Entries with chart source code:
________________________________________

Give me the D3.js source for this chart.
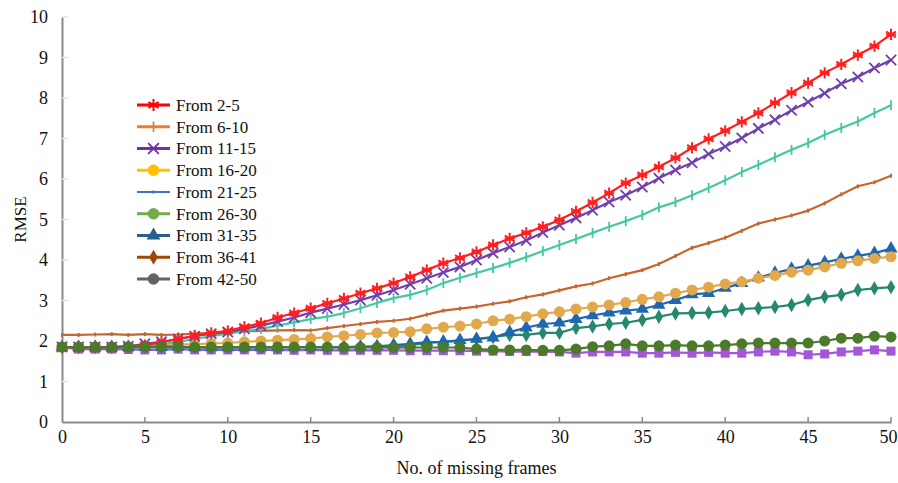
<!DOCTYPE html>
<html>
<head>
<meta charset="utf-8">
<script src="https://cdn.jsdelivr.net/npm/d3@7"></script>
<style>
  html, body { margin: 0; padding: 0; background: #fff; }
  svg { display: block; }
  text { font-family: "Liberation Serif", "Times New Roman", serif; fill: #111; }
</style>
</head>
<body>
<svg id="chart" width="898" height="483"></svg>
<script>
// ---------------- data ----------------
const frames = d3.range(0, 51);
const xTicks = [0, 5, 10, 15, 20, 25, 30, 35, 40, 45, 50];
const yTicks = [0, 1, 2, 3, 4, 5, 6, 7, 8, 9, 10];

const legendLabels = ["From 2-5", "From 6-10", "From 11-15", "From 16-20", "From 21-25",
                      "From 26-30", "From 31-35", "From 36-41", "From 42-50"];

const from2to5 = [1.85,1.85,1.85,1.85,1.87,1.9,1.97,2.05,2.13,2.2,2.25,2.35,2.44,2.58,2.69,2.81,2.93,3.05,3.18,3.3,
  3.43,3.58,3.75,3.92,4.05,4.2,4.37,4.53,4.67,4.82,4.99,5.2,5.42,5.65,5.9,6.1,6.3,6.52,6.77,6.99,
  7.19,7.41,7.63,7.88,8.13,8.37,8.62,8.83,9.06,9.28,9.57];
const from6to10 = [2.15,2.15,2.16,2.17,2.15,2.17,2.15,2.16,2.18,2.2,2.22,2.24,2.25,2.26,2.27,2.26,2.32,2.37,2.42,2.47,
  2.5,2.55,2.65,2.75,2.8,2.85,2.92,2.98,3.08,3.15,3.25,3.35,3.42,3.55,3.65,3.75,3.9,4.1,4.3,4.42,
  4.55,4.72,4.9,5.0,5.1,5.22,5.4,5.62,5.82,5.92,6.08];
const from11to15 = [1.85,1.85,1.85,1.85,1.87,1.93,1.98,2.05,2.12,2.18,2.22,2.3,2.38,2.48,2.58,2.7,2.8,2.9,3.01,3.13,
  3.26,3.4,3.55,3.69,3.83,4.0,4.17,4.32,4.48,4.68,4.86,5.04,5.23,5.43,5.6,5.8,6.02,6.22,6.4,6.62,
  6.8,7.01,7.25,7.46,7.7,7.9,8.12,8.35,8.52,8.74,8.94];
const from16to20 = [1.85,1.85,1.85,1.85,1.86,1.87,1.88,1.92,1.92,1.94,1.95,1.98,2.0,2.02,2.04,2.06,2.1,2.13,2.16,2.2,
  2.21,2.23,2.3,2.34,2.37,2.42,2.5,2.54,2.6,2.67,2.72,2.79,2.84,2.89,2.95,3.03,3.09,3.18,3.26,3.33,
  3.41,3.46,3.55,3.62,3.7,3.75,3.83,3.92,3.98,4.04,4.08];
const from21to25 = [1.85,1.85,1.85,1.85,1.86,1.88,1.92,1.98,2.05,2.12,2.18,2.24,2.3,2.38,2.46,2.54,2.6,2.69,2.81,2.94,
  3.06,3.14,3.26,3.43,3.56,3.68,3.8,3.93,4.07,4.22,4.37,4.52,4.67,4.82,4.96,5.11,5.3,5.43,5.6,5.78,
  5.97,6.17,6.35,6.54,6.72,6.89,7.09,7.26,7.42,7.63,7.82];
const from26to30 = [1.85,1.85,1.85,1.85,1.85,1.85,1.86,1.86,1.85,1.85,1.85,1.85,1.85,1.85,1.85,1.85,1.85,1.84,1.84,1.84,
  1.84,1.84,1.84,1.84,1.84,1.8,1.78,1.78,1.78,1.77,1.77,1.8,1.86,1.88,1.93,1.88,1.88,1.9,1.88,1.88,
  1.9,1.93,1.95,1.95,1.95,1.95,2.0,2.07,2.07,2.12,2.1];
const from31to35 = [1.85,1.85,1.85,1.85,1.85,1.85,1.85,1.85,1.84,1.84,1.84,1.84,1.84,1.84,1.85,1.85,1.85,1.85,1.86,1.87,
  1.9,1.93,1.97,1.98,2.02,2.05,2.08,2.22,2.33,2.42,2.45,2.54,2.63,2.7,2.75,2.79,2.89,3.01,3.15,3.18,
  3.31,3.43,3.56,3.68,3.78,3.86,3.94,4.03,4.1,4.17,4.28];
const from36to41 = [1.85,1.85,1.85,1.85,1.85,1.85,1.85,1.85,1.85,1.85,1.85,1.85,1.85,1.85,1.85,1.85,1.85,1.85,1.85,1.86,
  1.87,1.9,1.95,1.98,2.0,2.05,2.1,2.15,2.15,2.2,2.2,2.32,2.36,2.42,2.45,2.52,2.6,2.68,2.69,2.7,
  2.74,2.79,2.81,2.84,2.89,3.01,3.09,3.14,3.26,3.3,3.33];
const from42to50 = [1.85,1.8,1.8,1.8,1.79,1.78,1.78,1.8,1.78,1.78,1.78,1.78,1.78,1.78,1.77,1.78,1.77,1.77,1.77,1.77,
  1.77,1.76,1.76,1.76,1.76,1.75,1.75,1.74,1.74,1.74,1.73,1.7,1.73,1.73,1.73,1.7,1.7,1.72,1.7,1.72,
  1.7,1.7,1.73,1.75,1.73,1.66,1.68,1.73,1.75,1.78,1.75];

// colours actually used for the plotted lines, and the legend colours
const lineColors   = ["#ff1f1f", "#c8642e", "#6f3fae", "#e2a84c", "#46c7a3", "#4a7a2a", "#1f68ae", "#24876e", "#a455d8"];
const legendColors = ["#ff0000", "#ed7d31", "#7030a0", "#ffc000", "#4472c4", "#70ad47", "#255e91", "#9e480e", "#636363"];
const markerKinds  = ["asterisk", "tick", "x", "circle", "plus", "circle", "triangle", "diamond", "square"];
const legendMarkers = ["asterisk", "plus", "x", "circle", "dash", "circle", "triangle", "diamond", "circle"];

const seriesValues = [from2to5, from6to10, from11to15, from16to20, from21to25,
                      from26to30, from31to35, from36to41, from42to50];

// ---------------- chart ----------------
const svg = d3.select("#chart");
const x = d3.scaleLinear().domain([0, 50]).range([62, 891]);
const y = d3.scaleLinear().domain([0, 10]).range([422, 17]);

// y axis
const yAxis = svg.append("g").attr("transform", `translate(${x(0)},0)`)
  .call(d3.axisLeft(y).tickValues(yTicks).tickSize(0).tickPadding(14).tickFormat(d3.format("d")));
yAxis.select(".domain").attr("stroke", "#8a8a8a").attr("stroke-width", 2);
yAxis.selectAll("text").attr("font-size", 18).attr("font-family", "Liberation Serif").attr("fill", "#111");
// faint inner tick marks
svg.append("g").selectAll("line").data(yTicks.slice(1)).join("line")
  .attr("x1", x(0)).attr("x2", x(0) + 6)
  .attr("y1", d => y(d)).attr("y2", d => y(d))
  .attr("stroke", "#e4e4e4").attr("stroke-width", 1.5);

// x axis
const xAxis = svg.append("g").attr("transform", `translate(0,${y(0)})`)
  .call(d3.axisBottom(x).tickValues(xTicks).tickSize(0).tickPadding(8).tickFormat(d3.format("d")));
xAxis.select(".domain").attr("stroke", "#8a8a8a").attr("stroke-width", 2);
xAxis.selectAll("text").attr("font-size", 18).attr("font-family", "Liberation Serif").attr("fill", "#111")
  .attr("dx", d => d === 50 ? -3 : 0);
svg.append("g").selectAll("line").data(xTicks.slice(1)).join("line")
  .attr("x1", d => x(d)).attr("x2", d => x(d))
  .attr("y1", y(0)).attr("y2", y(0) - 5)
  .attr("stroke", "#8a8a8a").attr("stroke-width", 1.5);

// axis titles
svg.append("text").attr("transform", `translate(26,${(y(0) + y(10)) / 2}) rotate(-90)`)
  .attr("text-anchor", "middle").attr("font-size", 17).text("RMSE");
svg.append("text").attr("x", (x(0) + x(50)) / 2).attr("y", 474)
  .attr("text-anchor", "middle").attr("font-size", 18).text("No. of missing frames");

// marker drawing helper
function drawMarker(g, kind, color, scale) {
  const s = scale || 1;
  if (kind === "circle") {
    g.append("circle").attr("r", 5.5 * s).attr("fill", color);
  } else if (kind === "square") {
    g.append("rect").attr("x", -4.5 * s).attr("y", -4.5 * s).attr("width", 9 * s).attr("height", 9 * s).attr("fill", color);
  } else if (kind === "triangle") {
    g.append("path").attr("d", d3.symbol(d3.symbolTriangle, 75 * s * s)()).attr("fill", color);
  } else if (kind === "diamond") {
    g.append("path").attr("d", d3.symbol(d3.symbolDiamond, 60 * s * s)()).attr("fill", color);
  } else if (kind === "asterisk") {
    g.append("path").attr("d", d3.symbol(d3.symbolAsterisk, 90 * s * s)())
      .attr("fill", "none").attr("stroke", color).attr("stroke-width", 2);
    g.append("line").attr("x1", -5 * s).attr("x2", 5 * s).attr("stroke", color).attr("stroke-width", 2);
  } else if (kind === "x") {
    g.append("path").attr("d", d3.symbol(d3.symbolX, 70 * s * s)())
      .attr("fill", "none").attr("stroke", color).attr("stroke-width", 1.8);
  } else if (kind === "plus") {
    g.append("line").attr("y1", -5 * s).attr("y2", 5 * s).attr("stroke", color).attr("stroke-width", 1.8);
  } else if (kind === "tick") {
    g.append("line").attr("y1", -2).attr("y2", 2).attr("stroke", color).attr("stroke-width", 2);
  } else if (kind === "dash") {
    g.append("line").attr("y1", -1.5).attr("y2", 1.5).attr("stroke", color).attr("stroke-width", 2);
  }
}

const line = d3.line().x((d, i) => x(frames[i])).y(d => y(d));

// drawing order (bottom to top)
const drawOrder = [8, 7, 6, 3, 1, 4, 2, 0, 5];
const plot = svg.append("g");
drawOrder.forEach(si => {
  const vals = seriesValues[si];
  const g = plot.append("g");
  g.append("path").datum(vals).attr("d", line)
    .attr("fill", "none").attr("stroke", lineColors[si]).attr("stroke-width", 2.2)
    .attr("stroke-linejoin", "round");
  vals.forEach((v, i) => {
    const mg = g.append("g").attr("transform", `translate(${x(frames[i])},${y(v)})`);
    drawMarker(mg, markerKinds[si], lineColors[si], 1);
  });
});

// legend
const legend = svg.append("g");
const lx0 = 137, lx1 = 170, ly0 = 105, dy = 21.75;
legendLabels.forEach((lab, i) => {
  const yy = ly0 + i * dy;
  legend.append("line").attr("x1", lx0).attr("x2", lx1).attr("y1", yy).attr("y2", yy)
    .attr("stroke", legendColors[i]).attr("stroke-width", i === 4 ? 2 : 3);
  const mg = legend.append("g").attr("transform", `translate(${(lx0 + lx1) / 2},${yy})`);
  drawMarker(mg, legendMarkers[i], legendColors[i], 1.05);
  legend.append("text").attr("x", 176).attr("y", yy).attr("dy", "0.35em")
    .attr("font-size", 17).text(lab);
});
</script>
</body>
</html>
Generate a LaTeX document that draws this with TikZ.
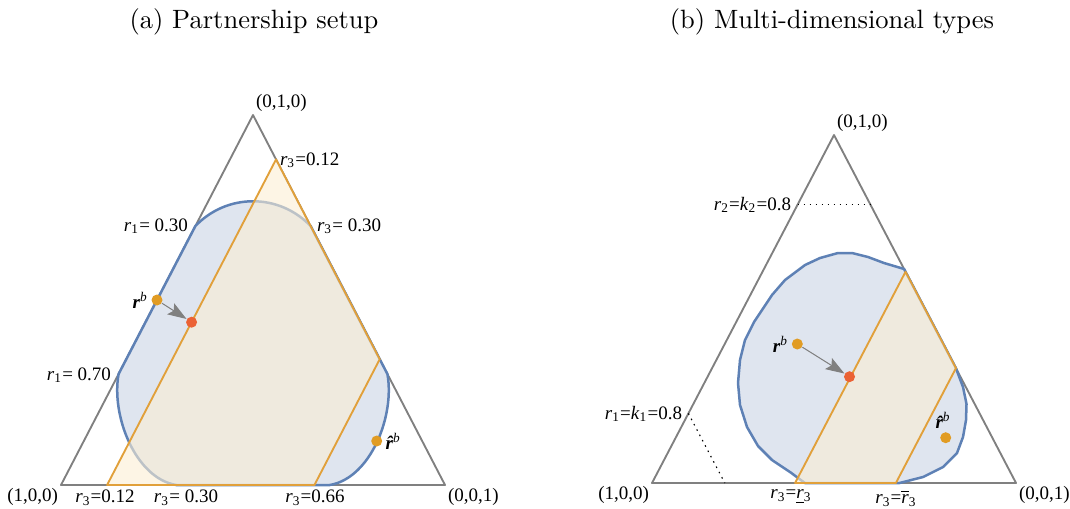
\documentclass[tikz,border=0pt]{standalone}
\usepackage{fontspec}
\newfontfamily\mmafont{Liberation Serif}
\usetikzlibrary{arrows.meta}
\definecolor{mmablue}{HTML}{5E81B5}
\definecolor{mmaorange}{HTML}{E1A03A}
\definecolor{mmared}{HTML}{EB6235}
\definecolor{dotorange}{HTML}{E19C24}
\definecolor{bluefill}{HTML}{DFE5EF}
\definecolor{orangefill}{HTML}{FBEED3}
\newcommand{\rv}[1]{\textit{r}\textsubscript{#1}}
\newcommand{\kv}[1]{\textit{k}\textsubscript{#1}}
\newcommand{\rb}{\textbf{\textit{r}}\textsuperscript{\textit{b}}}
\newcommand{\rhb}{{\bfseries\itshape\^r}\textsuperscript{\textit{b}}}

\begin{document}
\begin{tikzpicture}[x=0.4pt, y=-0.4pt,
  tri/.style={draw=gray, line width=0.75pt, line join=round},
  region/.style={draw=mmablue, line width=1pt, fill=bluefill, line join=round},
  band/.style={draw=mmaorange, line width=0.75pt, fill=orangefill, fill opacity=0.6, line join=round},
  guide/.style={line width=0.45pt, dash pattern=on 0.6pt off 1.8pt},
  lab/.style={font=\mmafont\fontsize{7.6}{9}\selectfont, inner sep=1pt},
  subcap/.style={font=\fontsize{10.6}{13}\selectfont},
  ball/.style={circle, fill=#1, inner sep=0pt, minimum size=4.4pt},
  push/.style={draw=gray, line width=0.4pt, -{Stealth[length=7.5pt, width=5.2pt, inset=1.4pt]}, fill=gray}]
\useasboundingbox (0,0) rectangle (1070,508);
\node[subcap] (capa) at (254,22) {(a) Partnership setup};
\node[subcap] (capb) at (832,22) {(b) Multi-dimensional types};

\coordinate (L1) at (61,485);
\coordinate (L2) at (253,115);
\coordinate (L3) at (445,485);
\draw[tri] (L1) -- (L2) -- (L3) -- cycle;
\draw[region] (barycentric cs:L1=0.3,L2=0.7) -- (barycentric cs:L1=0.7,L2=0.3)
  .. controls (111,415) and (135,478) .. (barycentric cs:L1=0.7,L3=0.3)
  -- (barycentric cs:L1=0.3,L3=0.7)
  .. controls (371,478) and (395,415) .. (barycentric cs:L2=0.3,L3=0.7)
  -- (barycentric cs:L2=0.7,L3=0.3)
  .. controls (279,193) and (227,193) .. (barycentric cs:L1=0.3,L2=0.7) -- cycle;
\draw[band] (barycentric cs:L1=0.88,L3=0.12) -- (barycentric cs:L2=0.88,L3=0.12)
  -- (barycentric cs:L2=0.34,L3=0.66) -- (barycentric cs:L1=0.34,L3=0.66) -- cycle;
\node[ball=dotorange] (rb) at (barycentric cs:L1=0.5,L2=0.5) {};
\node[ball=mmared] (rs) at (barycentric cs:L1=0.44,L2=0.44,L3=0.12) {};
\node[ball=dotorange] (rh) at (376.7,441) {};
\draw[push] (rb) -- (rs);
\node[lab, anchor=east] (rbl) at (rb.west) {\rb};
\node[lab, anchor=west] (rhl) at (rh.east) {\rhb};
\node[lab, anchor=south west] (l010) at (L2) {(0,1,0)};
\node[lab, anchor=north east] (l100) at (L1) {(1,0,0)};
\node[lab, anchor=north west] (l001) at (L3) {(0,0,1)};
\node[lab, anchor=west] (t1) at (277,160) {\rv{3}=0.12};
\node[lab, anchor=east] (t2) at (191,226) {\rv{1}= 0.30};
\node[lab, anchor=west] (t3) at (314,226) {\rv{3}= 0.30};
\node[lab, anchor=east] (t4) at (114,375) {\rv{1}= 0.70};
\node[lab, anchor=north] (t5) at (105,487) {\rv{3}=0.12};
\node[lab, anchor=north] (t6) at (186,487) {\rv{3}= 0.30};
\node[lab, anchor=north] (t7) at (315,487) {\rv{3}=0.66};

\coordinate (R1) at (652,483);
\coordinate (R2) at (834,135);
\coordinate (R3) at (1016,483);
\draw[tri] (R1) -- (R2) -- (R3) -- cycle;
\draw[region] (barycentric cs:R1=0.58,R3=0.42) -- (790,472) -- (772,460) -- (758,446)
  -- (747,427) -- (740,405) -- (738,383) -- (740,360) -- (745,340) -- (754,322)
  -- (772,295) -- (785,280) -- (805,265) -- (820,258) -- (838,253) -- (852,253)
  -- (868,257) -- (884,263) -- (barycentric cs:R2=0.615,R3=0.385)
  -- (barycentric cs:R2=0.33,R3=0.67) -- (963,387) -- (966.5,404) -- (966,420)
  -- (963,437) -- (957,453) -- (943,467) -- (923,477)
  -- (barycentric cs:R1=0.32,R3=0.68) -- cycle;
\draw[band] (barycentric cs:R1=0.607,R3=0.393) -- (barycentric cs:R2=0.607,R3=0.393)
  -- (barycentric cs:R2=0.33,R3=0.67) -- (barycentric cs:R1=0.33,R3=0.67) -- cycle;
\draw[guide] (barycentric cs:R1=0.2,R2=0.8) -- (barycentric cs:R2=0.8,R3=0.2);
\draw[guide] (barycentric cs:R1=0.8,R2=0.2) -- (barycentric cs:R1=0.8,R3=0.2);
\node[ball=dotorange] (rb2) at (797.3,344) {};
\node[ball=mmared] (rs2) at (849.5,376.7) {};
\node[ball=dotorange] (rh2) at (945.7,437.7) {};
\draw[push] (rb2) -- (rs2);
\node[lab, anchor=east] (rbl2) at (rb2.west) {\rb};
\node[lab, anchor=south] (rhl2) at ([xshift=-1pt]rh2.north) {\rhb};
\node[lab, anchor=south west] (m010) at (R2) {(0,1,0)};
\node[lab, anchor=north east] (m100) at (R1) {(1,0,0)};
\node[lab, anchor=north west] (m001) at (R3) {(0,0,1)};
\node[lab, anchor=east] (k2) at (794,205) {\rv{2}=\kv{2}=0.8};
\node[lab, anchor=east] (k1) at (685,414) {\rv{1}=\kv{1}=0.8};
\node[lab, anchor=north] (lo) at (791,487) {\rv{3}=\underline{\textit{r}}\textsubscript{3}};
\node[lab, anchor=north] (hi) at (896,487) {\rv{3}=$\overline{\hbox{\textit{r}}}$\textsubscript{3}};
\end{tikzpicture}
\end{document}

________________________________________

(Work to complete): Leave out the pictures and quote exactly the lines from the one where "Generate a LaTeX" appears to the one where "(capb) at (832,22)" appears, both ends counted.

(Completed task):
Generate a LaTeX document that draws this with TikZ.
\documentclass[tikz,border=0pt]{standalone}
\usepackage{fontspec}
\newfontfamily\mmafont{Liberation Serif}
\usetikzlibrary{arrows.meta}
\definecolor{mmablue}{HTML}{5E81B5}
\definecolor{mmaorange}{HTML}{E1A03A}
\definecolor{mmared}{HTML}{EB6235}
\definecolor{dotorange}{HTML}{E19C24}
\definecolor{bluefill}{HTML}{DFE5EF}
\definecolor{orangefill}{HTML}{FBEED3}
\newcommand{\rv}[1]{\textit{r}\textsubscript{#1}}
\newcommand{\kv}[1]{\textit{k}\textsubscript{#1}}
\newcommand{\rb}{\textbf{\textit{r}}\textsuperscript{\textit{b}}}
\newcommand{\rhb}{{\bfseries\itshape\^r}\textsuperscript{\textit{b}}}

\begin{document}
\begin{tikzpicture}[x=0.4pt, y=-0.4pt,
  tri/.style={draw=gray, line width=0.75pt, line join=round},
  region/.style={draw=mmablue, line width=1pt, fill=bluefill, line join=round},
  band/.style={draw=mmaorange, line width=0.75pt, fill=orangefill, fill opacity=0.6, line join=round},
  guide/.style={line width=0.45pt, dash pattern=on 0.6pt off 1.8pt},
  lab/.style={font=\mmafont\fontsize{7.6}{9}\selectfont, inner sep=1pt},
  subcap/.style={font=\fontsize{10.6}{13}\selectfont},
  ball/.style={circle, fill=#1, inner sep=0pt, minimum size=4.4pt},
  push/.style={draw=gray, line width=0.4pt, -{Stealth[length=7.5pt, width=5.2pt, inset=1.4pt]}, fill=gray}]
\useasboundingbox (0,0) rectangle (1070,508);
\node[subcap] (capa) at (254,22) {(a) Partnership setup};
\node[subcap] (capb) at (832,22) {(b) Multi-dimensional types};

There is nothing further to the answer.